Friday, February 8, 2008
Reviews are Subjective - Do you agree?
Now that I have your attention...
Reviews are a puzzling part of entertainment. I never gave them much thought until I became an author and had to forward my books to various sites for opinions on my work. I sat on pins and needles, hoping the person to whom my book was assigned liked what they read. I was fortunate… most gave me higher than expected marks for my effort.

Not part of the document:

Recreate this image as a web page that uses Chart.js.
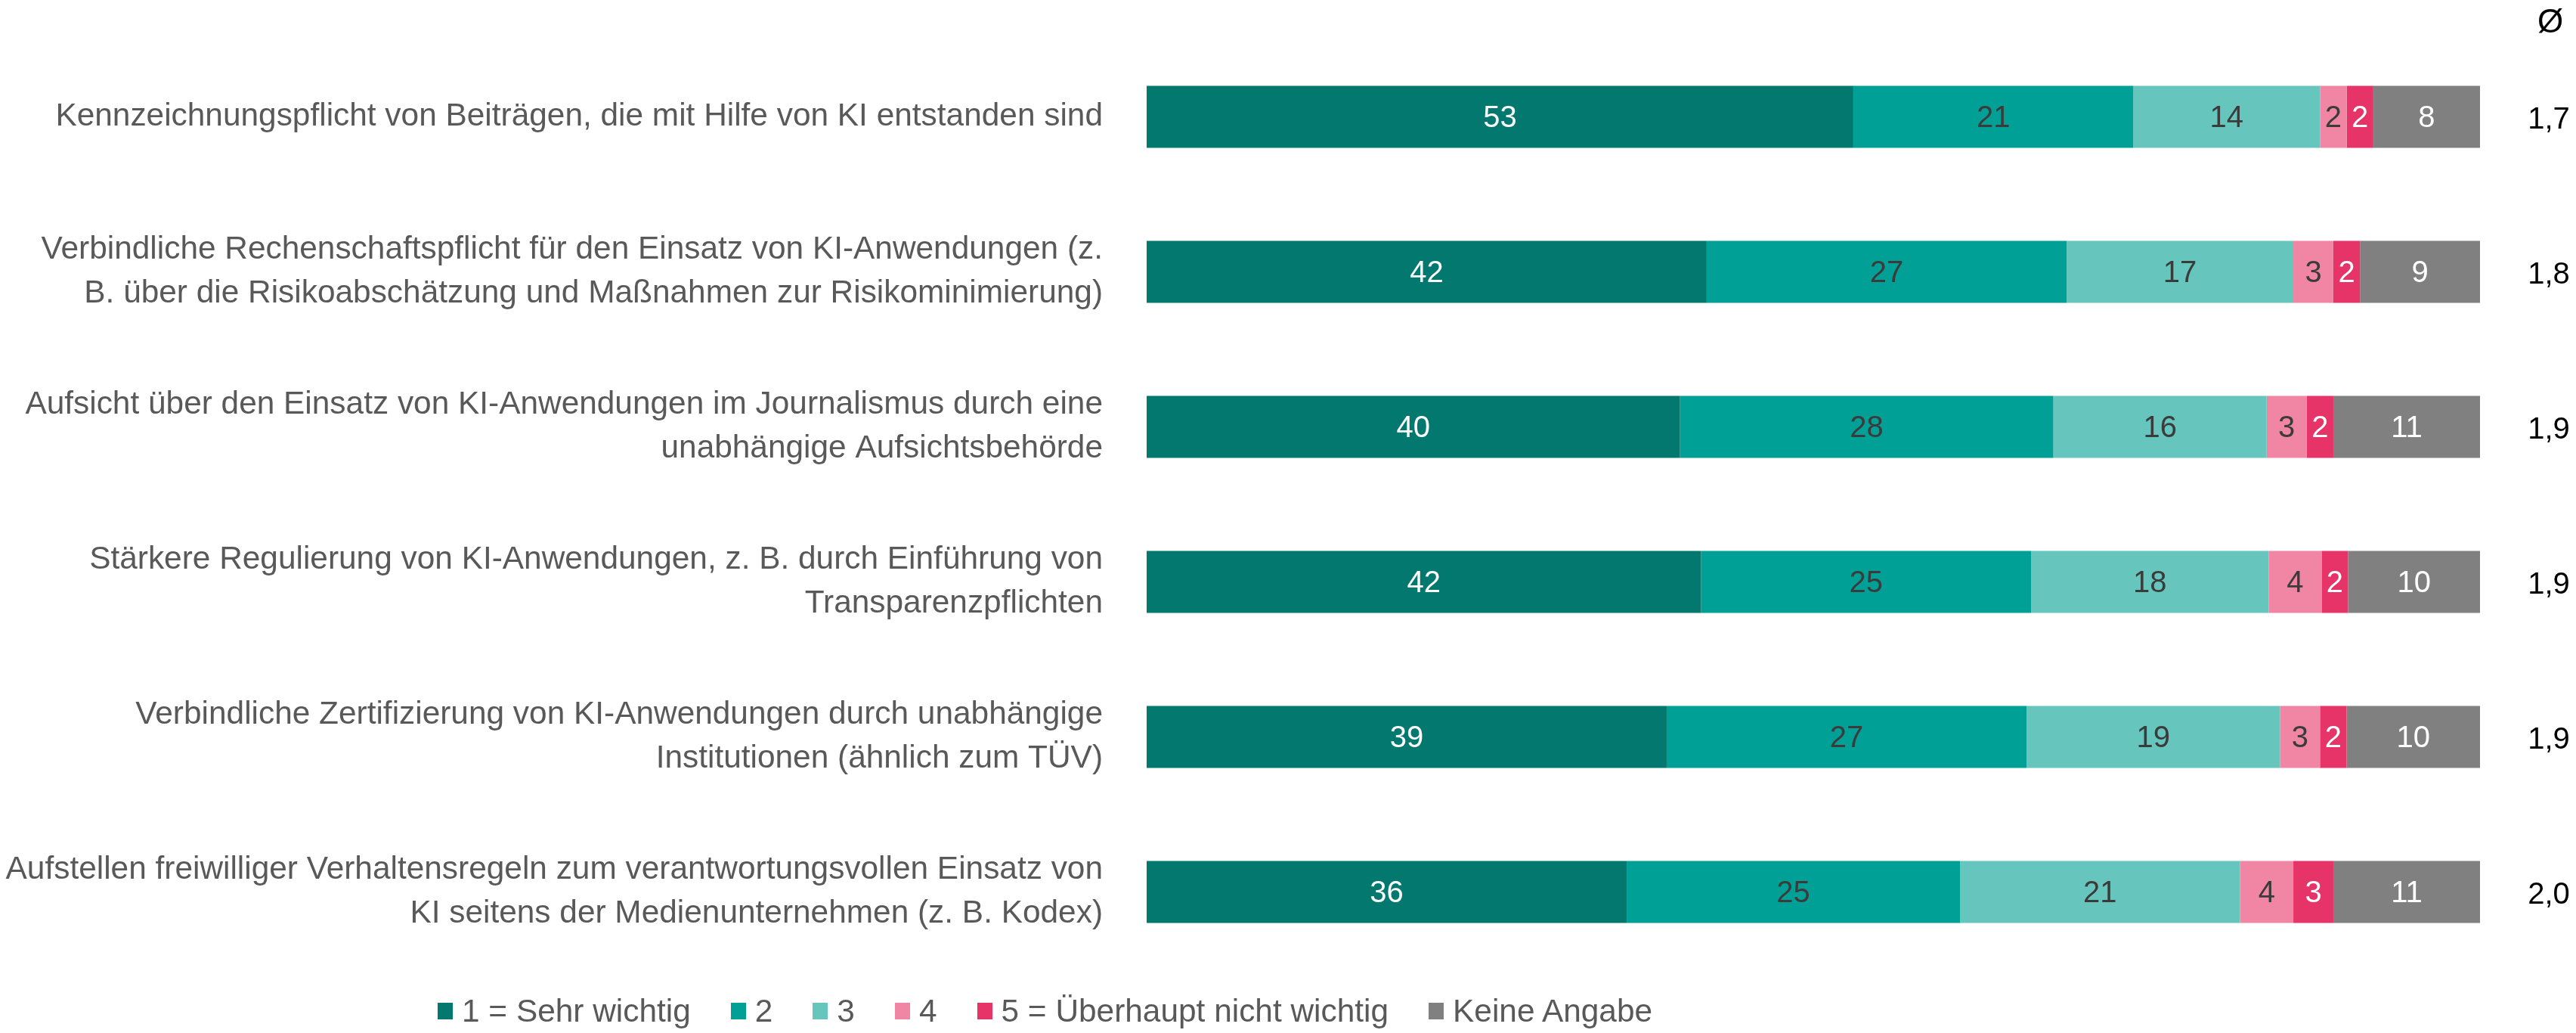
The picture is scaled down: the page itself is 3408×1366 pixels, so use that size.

The reason I’m mentioning reviews at all is that I can’t help but wonder how many people let one person’s review of a book, movie or restaurant color their decision to try it on their own. Today, while driving home from picking Spencer up at school, the DJ on my radio station mentioned the sad review the new movie with Matthew McConaughey had received—one star for all his effort. Do people realize this is only ONE person’s opinion? Will they stay away because of what the reviewer wrote?
Sometimes opinions are based on moods. Most women can verify that what may be good on Monday can take a hormonal swing and turn into a pile of poop by Wednesday. How many times has a friend told you about a bad meal or poor service at an eating establishment? Did you stay away because of it?
I guess it’s the rebel in me because I’m challenged by bad reviews. I want to try for myself—to read the book, see the movie or eat in the restaurant that someone else found not to their liking. I want to form my own opinion and see if I agree. So far, it’s worked well. I’ve often picked up a book that reviewed poorly and discovered it quite entertaining. I’ve laughed until my sides ached at a movie that someone found not the least bit funny. The on-the-ball service and melt-in-my-mouth steak couldn’t possibly have come from the same restaurant some critic wrote up as lackluster and blah.
Reviews are subjective, and although I value people’s rights to their opinion, I’m sometimes totally turned off by the cruel manner in which they report it. I always wonder how people become critics or movie reviewers. What qualifies someone to make or break someone else’s ego? I guess having no conscience is the first requirement.
I’m certainly glad that the majority of readers who write for the romance review sites have tact and are refined enough to pepper in the reports of problem areas with the good points that always exist in most any book. Maybe because I’m an author, it’s easy for me to remember that every book is somebody’s labor of love, and I would never suppose to annihilate one. When I reviewed and discovered what I considered a flaw in a book (passive voice, repetitive words) I put them aside and looked for the strengths. I always found them.
If I go to a restaurant and encounter a problem…I address with the establishment or the customer service relations people. If there’s a problem and you don’t let them know, how can they fix it? There are ways to do things and then there are nicer ways to do them. I prefer the kinder, warm fuzzy approach. That’s just me.